Locals bribed by China to move into disputed Indian border territory.

Dharamshala, 15th November: According to a report, Indian officials estimate China is “constructing more than 600 such villages” along the Line of Actual Control (LAC), a border between the two nations agreed upon after a “short but devastating border war” in 1962, as described by Newsweek.

One villager in the newly created village was described in the Tibet Daily as claiming that he received 30,000 Yuan (£3,500) a year to reside in the border zone, according to the Vivekananda International Foundation, a think-tank based in New Delhi.

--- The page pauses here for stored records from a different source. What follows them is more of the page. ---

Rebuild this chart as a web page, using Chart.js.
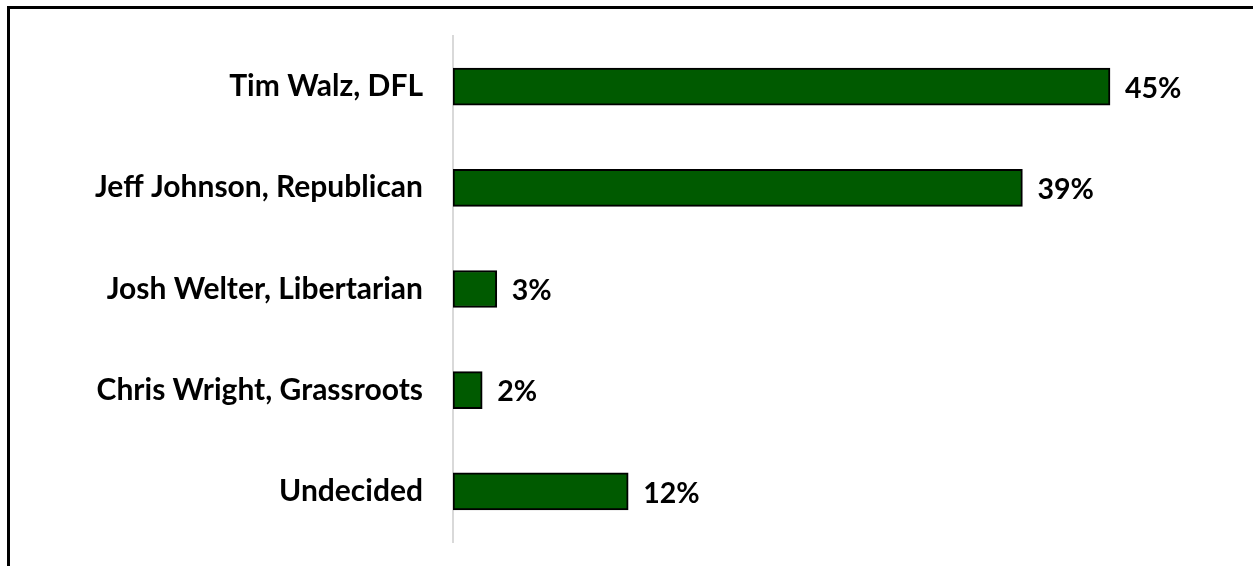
<!DOCTYPE html>
<html>
<head>
<meta charset="utf-8">
<script src="https://cdn.jsdelivr.net/npm/chart.js@4"></script>
<style>
  html, body { margin: 0; padding: 0; background: #fff; }
  #wrap { position: relative; width: 1253px; height: 566px; }
  #frame {
    position: absolute; left: 7px; top: 6px; right: -10px; bottom: -10px;
    border-left: 3px solid #000; border-top: 3px solid #000;
    pointer-events: none;
  }
</style>
</head>
<body>
<div id="wrap">
  <canvas id="poll-chart"></canvas>
  <div id="frame"></div>
</div>
<script>
// Poll results
const candidates = [
    'Tim Walz, DFL',
    'Jeff Johnson, Republican',
    'Josh Welter, Libertarian',
    'Chris Wright, Grassroots',
    'Undecided'
];
const shares = [45, 39, 3, 2, 12];

const labelFont = { family: 'Lato', weight: 'bold', size: 30 };
const valueFont = { family: 'Lato', weight: 'bold', size: 28.5 };

// draws "45%" etc. just past the end of each bar
const valueLabels = {
    id: 'valueLabels',
    afterDatasetsDraw(chart) {
        const ctx = chart.ctx;
        const meta = chart.getDatasetMeta(0);
        ctx.save();
        ctx.font = `bold ${valueFont.size}px ${valueFont.family}`;
        ctx.fillStyle = '#000';
        ctx.textAlign = 'left';
        ctx.textBaseline = 'middle';
        meta.data.forEach((bar, i) => {
            ctx.fillText(shares[i] + '%', bar.x + 15, bar.y + 2);
        });
        ctx.restore();
    }
};

const ctx = document.getElementById('poll-chart');

new Chart(ctx, {
    type: 'bar',
    data: {
        labels: candidates,
        datasets: [{
            data: shares,
            backgroundColor: '#005a00',
            borderColor: '#000',
            borderWidth: 2,
            borderSkipped: false,
            barThickness: 37
        }]
    },
    options: {
        indexAxis: 'y',
        responsive: true,
        maintainAspectRatio: false,
        animation: false,
        layout: {
            padding: { left: 0, right: 70, top: 36, bottom: 24 }
        },
        scales: {
            x: {
                display: false,
                min: 0,
                max: 50
            },
            y: {
                grid: { display: false, drawTicks: false },
                border: { display: true, color: '#d9d9d9', width: 2 },
                ticks: {
                    color: '#000',
                    font: labelFont,
                    padding: 30
                },
                afterFit(scale) {
                    // fixed axis position; tick padding shouldn't push the plot in vertically
                    scale.width = 453;
                    scale.paddingTop = 0;
                    scale.paddingBottom = 0;
                }
            }
        },
        plugins: {
            legend: { display: false },
            tooltip: { enabled: false }
        }
    },
    plugins: [valueLabels]
});
</script>
</body>
</html>
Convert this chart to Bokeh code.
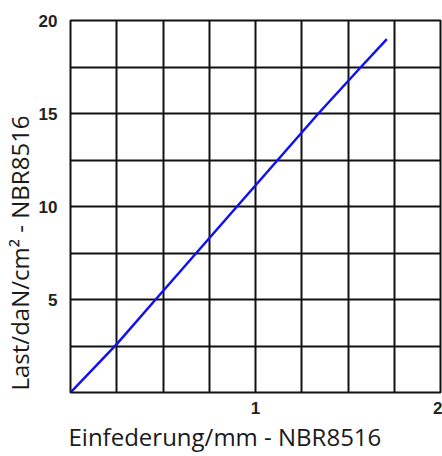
from bokeh.plotting import figure
from bokeh.models import Range1d, FixedTicker, Title
from bokeh.embed import file_html
from bokeh.resources import INLINE

# Data
deflection_mm = [0.0, 0.25, 0.46, 0.68, 0.90, 1.12, 1.34, 1.57, 1.71]
load_dan_cm2 = [0.0, 2.6, 5.0, 7.5, 10.0, 12.5, 15.0, 17.5, 19.0]

x_tick_values = [1, 2]
y_tick_values = [5, 10, 15, 20]
x_grid_values = [0, 0.25, 0.5, 0.75, 1.0, 1.25, 1.5, 1.75, 2.0]
y_grid_values = [0, 2.5, 5, 7.5, 10, 12.5, 15, 17.5, 20]

x_title = "Einfederung/mm - NBR8516"
y_title = "Last/daN/cm² - NBR8516"

p = figure(width=442, height=456, output_backend="svg", toolbar_location=None,
           x_range=Range1d(0, 2), y_range=Range1d(0, 20),
           min_border_left=70, min_border_right=2, min_border_top=20, min_border_bottom=64)

p.background_fill_color = "white"
p.border_fill_color = "white"
p.outline_line_color = "#111111"
p.outline_line_width = 2

p.xgrid.ticker = FixedTicker(ticks=x_grid_values)
p.ygrid.ticker = FixedTicker(ticks=y_grid_values)
for g in (p.xgrid, p.ygrid):
    g.grid_line_color = "#111111"
    g.grid_line_width = 2
    g.grid_line_alpha = 1.0

p.xaxis.ticker = FixedTicker(ticks=x_tick_values)
p.yaxis.ticker = FixedTicker(ticks=y_tick_values)
for ax in (p.xaxis, p.yaxis):
    ax.axis_line_color = None
    ax.major_tick_line_color = None
    ax.minor_tick_line_color = None
    ax.major_label_text_font = "Liberation Sans"
    ax.major_label_text_font_style = "bold"
    ax.major_label_text_font_size = "17px"
    ax.major_label_text_color = "#222222"
p.xaxis.major_label_standoff = 3
p.yaxis.major_label_standoff = 7

p.line(deflection_mm, load_dan_cm2, line_color="#1010f0", line_width=2.5)

xt = Title(text=x_title, align="left", offset=-2, standoff=3, text_font="Open Sans",
           text_font_size="24px", text_font_style="normal", text_color="#1a1a1a",
           text_line_height=1.0)
yt = Title(text=y_title, align="left", offset=2, standoff=0, text_font="Open Sans",
           text_font_size="24px", text_font_style="normal", text_color="#1a1a1a",
           text_line_height=1.0)
p.add_layout(xt, "below")
p.add_layout(yt, "left")

open("out.html", "w").write(file_html(p, INLINE))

“China lures residents by offering better living conditions so that they come to live in the disputed border areas and form permanent settlements,” said Konchok Stanzin, a councilor in India’s Ladakh border region.

According to Voice of America (VoA), the release of an annual US Defense Department report has “focused the spotlight on India’s concerns about a push by China to construct civilian communities” in the disputed territory. Beijing “kept pursuing incremental and tactical efforts to advance its claims at the LAC,” according to the paper titled Military and Security Developments Involving the People’s Republic of China (PRC).

“Sometime in 2020, the PRC erected a huge 100-home civilian hamlet inside the disputed territory in the eastern section of the LAC between the PRC’s Tibet Autonomous Region and India’s Arunachal Pradesh state,” it added. “The Indian government and media have been alarmed by these and other infrastructure development projects along the India-China border.”

In hand-to-hand combat in the highlands last June, at least 20 Indian and Five Chinese soldiers were slain in the first lethal skirmishes in at least 45 years. A Beijing-based professor alleged five months later that Chinese troops had circumvented a no-live-shots agreement by using a microwave weapon that left Indian soldiers “vomiting” and unable to stand within 15 minutes.